Harry was a charming rogue and I always kept my hand on my wallet when we were in negotiations. Harry would use every trick of the trade to get an advantage. One day in 1988, after lengthy phone discussions on a contract extension, Harry said he was sending the revised contract over for my review. About an hour later a black Porsche pulled up to my office and out stepped a strikingly beautiful woman in a black mini-skirt.

She came in to my office and handed me the contract from Harry and said she was told to wait for my signature. I asked her who she was. Harry Baum’s wife!

It took all the resolve I could muster to tell her she should leave, that I needed time to review the contract. Harry always followed through on his commitments, but Debbie Duley spent a lot of time in the field measuring actual length of lines laid against what we were being billed for. I actually enjoyed working with Harry. He was different, interesting and always challenging

Our water plan was approved August 18, 1987. The major source of water then were wells on the property.

Golden Eagle Drilling was hired to drill the wells. As is often the case, this was a hit and miss activity. We wanted water wells near where the Lodge was to be, but after drilling two or three, one over 1,000 feet, we gave up on that area. The water found there was full of gypsum.

In the meantime we had purchased 200 acres of land to the south from Danny and Charlynn Williams. Danny was a former Eagle County Commissioner and later a state representative. Geologists told us that the further south we went on the property, the more volcanic was its nature and therefore the higher probability of finding good water.

And that is what happened. We found good water on the Williams property, now referred to as the “southern parcel.”

Mount Clink

Several wells were drilled near the southern border of the property. We tried to make sure none of the drilling rigs were visible from Lake Creek, but one day a Lake Creek resident saw a rig driving to the site. She called the county and said we were tearing up the landscape.

There really wasn’t anything to tear up. The rig was moving up an old jeep road, across a rather barren piece of land. I guess some people are just bored with their lives and feel a need to stir things up.

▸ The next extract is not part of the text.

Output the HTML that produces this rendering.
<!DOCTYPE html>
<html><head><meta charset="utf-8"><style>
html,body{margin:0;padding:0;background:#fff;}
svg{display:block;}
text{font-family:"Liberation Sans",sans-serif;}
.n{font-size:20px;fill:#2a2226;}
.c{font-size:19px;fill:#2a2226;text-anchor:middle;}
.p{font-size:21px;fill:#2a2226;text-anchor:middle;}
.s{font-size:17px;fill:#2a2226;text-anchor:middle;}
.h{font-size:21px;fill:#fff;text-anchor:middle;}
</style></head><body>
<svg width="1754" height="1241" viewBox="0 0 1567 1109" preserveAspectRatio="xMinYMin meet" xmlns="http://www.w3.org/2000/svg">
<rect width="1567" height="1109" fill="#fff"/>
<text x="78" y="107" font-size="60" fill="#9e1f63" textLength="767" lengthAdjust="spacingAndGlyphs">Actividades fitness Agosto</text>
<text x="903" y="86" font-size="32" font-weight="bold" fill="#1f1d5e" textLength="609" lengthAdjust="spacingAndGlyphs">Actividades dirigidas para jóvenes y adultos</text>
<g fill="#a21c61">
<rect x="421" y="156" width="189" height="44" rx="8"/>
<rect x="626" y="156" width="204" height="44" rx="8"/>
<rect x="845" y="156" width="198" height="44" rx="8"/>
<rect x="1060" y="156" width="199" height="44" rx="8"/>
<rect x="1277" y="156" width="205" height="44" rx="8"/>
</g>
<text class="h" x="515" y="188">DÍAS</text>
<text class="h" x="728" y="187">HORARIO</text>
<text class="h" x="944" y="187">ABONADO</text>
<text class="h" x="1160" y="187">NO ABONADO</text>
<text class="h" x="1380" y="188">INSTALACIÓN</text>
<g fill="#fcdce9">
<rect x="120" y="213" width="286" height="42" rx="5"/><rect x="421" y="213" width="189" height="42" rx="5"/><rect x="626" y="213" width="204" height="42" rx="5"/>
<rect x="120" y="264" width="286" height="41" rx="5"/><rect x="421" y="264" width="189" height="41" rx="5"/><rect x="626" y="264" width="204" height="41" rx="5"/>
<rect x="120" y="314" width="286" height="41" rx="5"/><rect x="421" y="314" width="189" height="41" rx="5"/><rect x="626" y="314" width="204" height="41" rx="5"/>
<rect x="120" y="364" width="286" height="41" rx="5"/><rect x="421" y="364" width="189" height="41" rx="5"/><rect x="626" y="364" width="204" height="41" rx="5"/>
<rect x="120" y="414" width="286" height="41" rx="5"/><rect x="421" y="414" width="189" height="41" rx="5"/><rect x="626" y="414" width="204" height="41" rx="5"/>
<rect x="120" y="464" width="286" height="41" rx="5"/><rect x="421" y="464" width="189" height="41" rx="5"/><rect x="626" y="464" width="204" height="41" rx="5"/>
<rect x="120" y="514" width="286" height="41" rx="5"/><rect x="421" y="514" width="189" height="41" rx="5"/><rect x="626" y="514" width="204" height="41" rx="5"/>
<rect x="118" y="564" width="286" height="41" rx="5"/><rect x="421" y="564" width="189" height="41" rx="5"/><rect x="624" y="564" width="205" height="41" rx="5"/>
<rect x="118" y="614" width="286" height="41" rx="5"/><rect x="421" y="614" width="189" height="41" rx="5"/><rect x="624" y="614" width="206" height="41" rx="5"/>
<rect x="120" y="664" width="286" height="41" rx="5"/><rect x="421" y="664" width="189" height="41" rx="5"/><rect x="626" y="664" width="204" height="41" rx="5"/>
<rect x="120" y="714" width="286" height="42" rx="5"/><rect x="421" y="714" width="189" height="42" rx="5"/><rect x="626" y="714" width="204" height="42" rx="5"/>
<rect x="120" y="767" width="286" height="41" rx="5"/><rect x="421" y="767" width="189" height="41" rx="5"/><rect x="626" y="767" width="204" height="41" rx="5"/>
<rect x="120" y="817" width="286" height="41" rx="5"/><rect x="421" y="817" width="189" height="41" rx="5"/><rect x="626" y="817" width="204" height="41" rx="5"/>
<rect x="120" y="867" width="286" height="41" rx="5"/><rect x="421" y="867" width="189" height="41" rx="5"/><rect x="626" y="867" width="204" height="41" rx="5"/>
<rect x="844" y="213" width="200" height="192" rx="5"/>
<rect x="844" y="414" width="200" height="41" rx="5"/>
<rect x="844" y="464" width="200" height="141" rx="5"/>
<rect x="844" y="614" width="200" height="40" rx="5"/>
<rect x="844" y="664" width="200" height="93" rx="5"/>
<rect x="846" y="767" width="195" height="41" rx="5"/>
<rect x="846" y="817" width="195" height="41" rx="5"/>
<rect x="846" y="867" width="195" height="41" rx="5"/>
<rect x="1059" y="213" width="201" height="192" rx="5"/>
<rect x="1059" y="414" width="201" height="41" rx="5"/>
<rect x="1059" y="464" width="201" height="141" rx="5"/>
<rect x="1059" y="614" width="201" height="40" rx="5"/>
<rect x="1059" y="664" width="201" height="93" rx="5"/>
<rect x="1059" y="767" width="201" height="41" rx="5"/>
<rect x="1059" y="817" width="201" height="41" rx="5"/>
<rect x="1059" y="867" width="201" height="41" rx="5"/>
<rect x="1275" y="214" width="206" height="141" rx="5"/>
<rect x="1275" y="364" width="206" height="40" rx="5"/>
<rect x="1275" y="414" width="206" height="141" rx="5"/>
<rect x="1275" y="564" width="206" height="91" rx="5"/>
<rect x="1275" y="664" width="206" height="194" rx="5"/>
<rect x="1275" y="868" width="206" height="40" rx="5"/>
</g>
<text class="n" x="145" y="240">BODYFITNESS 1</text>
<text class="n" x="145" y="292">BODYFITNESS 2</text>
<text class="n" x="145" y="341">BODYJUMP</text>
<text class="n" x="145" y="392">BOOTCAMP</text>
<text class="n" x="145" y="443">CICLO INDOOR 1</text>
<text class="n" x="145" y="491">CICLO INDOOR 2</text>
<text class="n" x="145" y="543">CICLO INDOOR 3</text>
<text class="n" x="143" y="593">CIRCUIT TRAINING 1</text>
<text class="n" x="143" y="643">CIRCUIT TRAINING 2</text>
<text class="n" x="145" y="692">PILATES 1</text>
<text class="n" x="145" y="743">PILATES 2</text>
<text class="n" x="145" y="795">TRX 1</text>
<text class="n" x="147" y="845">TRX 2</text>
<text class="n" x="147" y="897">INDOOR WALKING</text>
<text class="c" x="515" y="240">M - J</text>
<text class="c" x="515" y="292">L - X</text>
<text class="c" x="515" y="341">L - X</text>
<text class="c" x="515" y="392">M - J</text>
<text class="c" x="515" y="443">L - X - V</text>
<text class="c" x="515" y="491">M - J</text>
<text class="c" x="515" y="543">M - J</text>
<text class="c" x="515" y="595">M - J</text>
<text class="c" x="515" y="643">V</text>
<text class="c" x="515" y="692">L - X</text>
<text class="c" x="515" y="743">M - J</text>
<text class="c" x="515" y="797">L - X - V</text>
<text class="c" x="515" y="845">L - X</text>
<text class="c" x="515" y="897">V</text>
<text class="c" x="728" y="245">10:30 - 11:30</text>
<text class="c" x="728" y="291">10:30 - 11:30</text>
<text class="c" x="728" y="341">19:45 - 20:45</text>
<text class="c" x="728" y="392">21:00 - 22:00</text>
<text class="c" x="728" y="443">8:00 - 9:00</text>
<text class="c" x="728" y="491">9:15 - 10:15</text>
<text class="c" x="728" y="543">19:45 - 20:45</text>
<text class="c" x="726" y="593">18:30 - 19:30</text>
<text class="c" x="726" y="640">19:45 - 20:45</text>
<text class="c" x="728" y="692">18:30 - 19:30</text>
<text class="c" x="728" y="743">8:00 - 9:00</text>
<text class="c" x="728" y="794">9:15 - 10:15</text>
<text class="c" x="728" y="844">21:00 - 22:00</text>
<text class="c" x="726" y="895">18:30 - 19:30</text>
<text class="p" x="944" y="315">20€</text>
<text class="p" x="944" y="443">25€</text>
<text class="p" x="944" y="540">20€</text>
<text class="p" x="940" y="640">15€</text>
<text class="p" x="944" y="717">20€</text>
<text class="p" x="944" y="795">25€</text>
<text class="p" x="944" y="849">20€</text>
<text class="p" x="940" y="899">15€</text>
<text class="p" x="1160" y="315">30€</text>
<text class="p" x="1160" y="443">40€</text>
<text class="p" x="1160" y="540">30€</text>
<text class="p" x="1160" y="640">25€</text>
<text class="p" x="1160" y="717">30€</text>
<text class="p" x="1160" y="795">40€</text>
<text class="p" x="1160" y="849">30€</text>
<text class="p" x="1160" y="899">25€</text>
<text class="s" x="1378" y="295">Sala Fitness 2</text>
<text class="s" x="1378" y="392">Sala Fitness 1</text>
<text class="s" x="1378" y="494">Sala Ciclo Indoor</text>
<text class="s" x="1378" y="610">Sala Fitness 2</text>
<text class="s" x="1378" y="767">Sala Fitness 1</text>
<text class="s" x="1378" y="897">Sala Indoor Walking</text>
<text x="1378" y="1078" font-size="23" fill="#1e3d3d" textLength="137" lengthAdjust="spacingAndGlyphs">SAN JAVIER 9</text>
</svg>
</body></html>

The well water was pumped to several underground storage tanks on Mount Mirador, originally named “Mount Clink” by someone in Terrill’s shop, but which I quickly had changed when I was given the plat to sign.

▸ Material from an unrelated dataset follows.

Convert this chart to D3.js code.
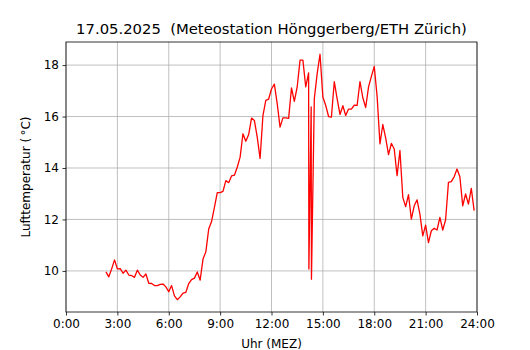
<!DOCTYPE html>
<html>
<head>
<meta charset="utf-8">
<script src="https://cdn.jsdelivr.net/npm/d3@7"></script>
<style>
  body { margin: 0; background: #fff; }
  svg { font-family: "DejaVu Sans", sans-serif; }
</style>
</head>
<body>
<div id="chart"></div>
<script>
// measurement times (Uhr, MEZ)
const times = [
  "2:20","2:30","2:40","2:50","3:00","3:10","3:20","3:30","3:40","3:50",
  "4:00","4:10","4:20","4:30","4:40","4:50","5:00","5:10","5:20","5:30",
  "5:40","5:50","6:00","6:10","6:20","6:30","6:40","6:50","7:00","7:10",
  "7:20","7:30","7:40","7:50","8:00","8:10","8:20","8:30","8:40","8:50",
  "9:00","9:10","9:20","9:30","9:40","9:50","10:00","10:10","10:20","10:30",
  "10:40","10:50","11:00","11:10","11:20","11:30","11:40","11:50","12:00","12:10",
  "12:20","12:30","12:40","12:50","13:00","13:10","13:20","13:30","13:40","13:50",
  "14:00","14:10","14:11","14:19","14:20","14:30","14:40","14:50","15:00","15:10",
  "15:20","15:30","15:40","15:50","16:00","16:10","16:20","16:30","16:40","16:50",
  "17:00","17:10","17:20","17:30","17:40","17:50","18:00","18:10","18:20","18:30",
  "18:40","18:50","19:00","19:10","19:20","19:30","19:40","19:50","20:00","20:10",
  "20:20","20:30","20:40","20:50","21:00","21:10","21:20","21:30","21:40","21:50",
  "22:00","22:10","22:20","22:30","22:40","22:50","23:00","23:10","23:20","23:30",
  "23:40","23:50"
];

// air temperature (°C)
const temps = [
  9.96, 9.77, 10.08, 10.43, 10.08, 10.09, 9.91, 10.03, 9.84, 9.82,
  9.75, 10.03, 9.84, 9.75, 9.88, 9.52, 9.51, 9.43, 9.43, 9.48,
  9.49, 9.38, 9.19, 9.43, 9.03, 8.88, 8.99, 9.14, 9.17, 9.51,
  9.66, 9.72, 9.96, 9.64, 10.46, 10.74, 11.63, 11.92, 12.47, 13.04,
  13.04, 13.09, 13.51, 13.43, 13.69, 13.72, 14.03, 14.42, 15.33, 15.04,
  15.30, 15.94, 15.85, 15.20, 14.37, 16.04, 16.63, 16.68, 17.07, 17.26,
  16.50, 15.59, 15.95, 15.95, 15.93, 17.11, 16.59, 17.15, 18.19, 18.19,
  17.15, 17.70, 10.07, 16.37, 9.68, 16.69, 17.67, 18.42, 16.76, 16.43,
  16.00, 15.98, 17.36, 16.69, 16.08, 16.42, 16.04, 16.29, 16.29, 16.44,
  16.43, 17.36, 16.73, 16.35, 17.15, 17.56, 17.95, 16.79, 14.94, 15.69,
  15.17, 14.52, 14.96, 14.74, 13.70, 14.68, 12.86, 12.50, 12.96, 12.01,
  12.53, 12.76, 12.21, 11.36, 11.78, 11.10, 11.56, 11.66, 11.59, 12.08,
  11.59, 11.99, 13.44, 13.47, 13.66, 13.96, 13.66, 12.53, 12.99, 12.60,
  13.21, 12.34
];

const xTicks = [0, 3, 6, 9, 12, 15, 18, 21, 24];
const yTicks = [10, 12, 14, 16, 18];
const title = "17.05.2025  (Meteostation Hönggerberg/ETH Zürich)";

const width = 530, height = 350;
const margin = { top: 42, right: 53, bottom: 38, left: 66 };

const toHours = (s) => {
  const [h, m] = s.split(":").map(Number);
  return h + m / 60;
};
const data = times.map((t, i) => ({ h: toHours(t), v: temps[i] }));

const svg = d3.select("#chart").append("svg")
  .attr("width", width)
  .attr("height", height);

const x = d3.scaleLinear()
  .domain([0, 24])
  .range([margin.left, width - margin.right]);

// matplotlib-like 5% padding
const [lo, hi] = d3.extent(temps);
const pad = (hi - lo) * 0.05;
const y = d3.scaleLinear()
  .domain([lo - pad, hi + pad])
  .range([height - margin.bottom, margin.top]);

//grid
svg.append("g")
  .selectAll("line.gx")
  .data(xTicks)
  .join("line")
  .attr("x1", (d) => x(d)).attr("x2", (d) => x(d))
  .attr("y1", margin.top).attr("y2", height - margin.bottom)
  .attr("stroke", "#b0b0b0").attr("stroke-width", 0.8);

svg.append("g")
  .selectAll("line.gy")
  .data(yTicks)
  .join("line")
  .attr("x1", margin.left).attr("x2", width - margin.right)
  .attr("y1", (d) => y(d)).attr("y2", (d) => y(d))
  .attr("stroke", "#b0b0b0").attr("stroke-width", 0.8);

//temperature line
svg.append("path")
  .datum(data)
  .attr("fill", "none")
  .attr("stroke", "#ff0000")
  .attr("stroke-width", 1.3)
  .attr("stroke-linejoin", "round")
  .attr("d", d3.line().x((d) => x(d.h)).y((d) => y(d.v)));

//axes
const xAxis = svg.append("g")
  .attr("transform", `translate(0,${height - margin.bottom})`)
  .call(d3.axisBottom(x).tickValues(xTicks).tickFormat((d) => `${d}:00`)
    .tickSizeInner(3.5).tickSizeOuter(0).tickPadding(3.5));

const yAxis = svg.append("g")
  .attr("transform", `translate(${margin.left},0)`)
  .call(d3.axisLeft(y).tickValues(yTicks)
    .tickSizeInner(3.5).tickSizeOuter(0).tickPadding(3.5));

[xAxis, yAxis].forEach((g) => {
  g.select(".domain").remove();
  g.selectAll("line").attr("stroke", "#000").attr("stroke-width", 0.8);
  g.selectAll("text")
    .attr("fill", "#000")
    .style("font-family", "DejaVu Sans, sans-serif")
    .style("font-size", "12px");
});

//frame
svg.append("rect")
  .attr("x", margin.left)
  .attr("y", margin.top)
  .attr("width", width - margin.left - margin.right)
  .attr("height", height - margin.top - margin.bottom)
  .attr("fill", "none")
  .attr("stroke", "#000")
  .attr("stroke-width", 0.8);

//labels
svg.append("text")
  .attr("x", (margin.left + width - margin.right) / 2)
  .attr("y", 34)
  .attr("text-anchor", "middle")
  .style("font-size", "14.8px")
  .style("white-space", "pre")
  .text(title);

svg.append("text")
  .attr("x", (margin.left + width - margin.right) / 2)
  .attr("y", 348)
  .attr("text-anchor", "middle")
  .style("font-size", "12px")
  .text("Uhr (MEZ)");

svg.append("text")
  .attr("transform", `translate(30,${(margin.top + height - margin.bottom) / 2}) rotate(-90)`)
  .attr("text-anchor", "middle")
  .style("font-size", "12px")
  .text("Lufttemperatur (\u2009°C)");
</script>
</body>
</html>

From the storage tanks there, the water was gravity fed to the underground water lines that were being installed by Western Utilities to the residential lots and the Lodge.

Phone and electric service was laid underground. In the early Squaw Creek Recreational project, these lines were strung overhead and the poles were set by helicopter. With much more upscale plans in hand, it was clear that all utilities had to go underground. In fact that was a condition of approval for the preliminary plan.

Bus shelter bucks

Approvals were obtained in the spring of 1987 for 225 dwellings as follows:

– Single family: 99

– Multi-family: 84

– Employee housing: 2

– Lodge rooms: 40

– Total: 225

With this approval, an accelerated development schedule was set. In a memo to Felix Posen, April 27, 1987, I outlined the actions being taken to start construction of a lodge and get home sites ready for sale.

Lawrence Chadwick of Minturn was retained to build three miles of internal roads. He would take a building lot as partial payment.

Johnson Kunkel Associates Inc. of Eagle was hired to engineer the roads, water and sewage.

Three architects were retained to develop design concepts for the neighborhoods and the Mountain Club.

The first designs of the club were very different from the final design of the Lodge at Cordillera. The early designs reflected the style of the great lodges of the western national parks. However, as our tag line “European Elegance, Rocky Mountain Splendor” suggested, the architectural theme of the development was European, and the final lodge design was an outstanding example of this.

The legal firm of Holm Roberts Owen, Denver, was retained, and hiring of administrative staff began. I prepared budgets for the years 1987 and 1988 that came to about $7 million total. Big bucks in those days, but a pittance of what was coming.

Construction costs for the Mountain Club were estimated to be $60 per square foot. You can’t build a bus shelter for that these days.